Reich’s style of composition influenced many other composers and musical groups. Reich has been described by The Guardian as one of “a handful of living composers who can legitimately claim to have altered the direction of musical history”, and the critic Kyle Gann has said Reich “may…be considered, by general acclamation, America’s greatest living composer.

Different Trains (1988), for string quartet and tape, uses recorded speech, as in his earlier works, but this time as a melodic rather than a rhythmic element. In Different Trains Reich compares and contrasts his childhood memories of his train journeys between New York and California in 1939-1941 with the very different trains being used to transport contemporaneous European children to their deaths under Nazi rule. The Kronos Quartet recording of Different Trains was awarded the Grammy Award for Best Classical Contemporary Composition in 1990. The composition was described by Richard Taruskin as “the only adequate musical response-one of the few adequate artistic responses in any medium-to the Holocaust”, and he credited the piece with earning Reich a place among the great composers of the 20th century.

During the war years, Reich made train journeys between New York and Los Angeles to visit his parents, who had separated. Years later, he pondered the fact that, as a Jew, had he been in Europe instead of the United States at that time, he might have been travelling in Holocaust trains.

In Different Trains, after each melody in the piece is introduced, usually by a single instrument (viola for women and cello for men), a recording of the spoken phrase from which the melody derives is played. The melody is then developed for a while, with the instruments playing along with the recording of the phrase or part of the phrase. The music for the strings makes extensive use of paradiddles rhythms, with alternating pitches instead of alternating drum sticking. In addition to speech, the piece includes recordings of train sounds, as well as of sirens and warning bells, and prerecorded multiple lines by the string quartet, thus effectively creating four quartets out of one.

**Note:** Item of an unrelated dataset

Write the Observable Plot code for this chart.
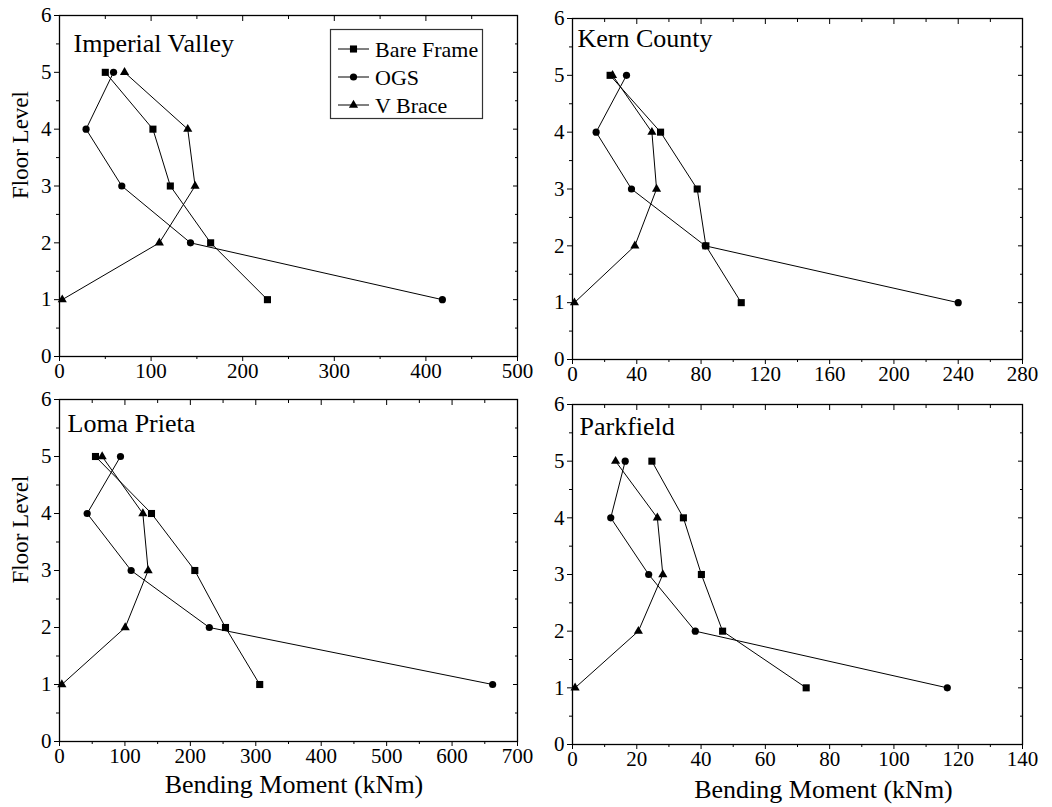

The recorded speech that forms the basis for Different Trains is taken from interviews with people in the United States and Europe about the years leading up to, during, and immediately after World War II. In the first movement, America – Before the War, Reich’s governess Virginia and Lawrence Davis, a Pullman porter, reminisce about train travel in the U.S. American train sounds are heard in the background. In the second movement, Europe – During the War, three Holocaust survivors (identified by Reich as Paul, Rachel, and Rachella) speak about their experiences in Europe during the war, including their train trips to concentration camps. European train sounds and sirens are heard in this movement. The American train whistles are long perfect intervals of fourths and fifths, while the European train whistles are mostly short triadic shrieks. The third movement, After the War, features the Holocaust survivors talking about the years immediately following World War II, along with recordings of Davis and Virginia. There is a return to the American train sounds from the first movement. Reich developed his ‘speech melody’ work further with projects such as The Cave (1993) and City Life (1995).

Reich created these works by transferring his speech recordings into a digital sampling keyboard (a Casio FZ-1). Musicians in the pop, dance and electronica fields had been using samplers for years, but this was one of the very first ‘classical’ works to utilize samples in melodic development. City Life actually used sampling keyboards in performance (rather than using a backing tape) and the samples are notated and played in exactly the same way as the conventional instruments.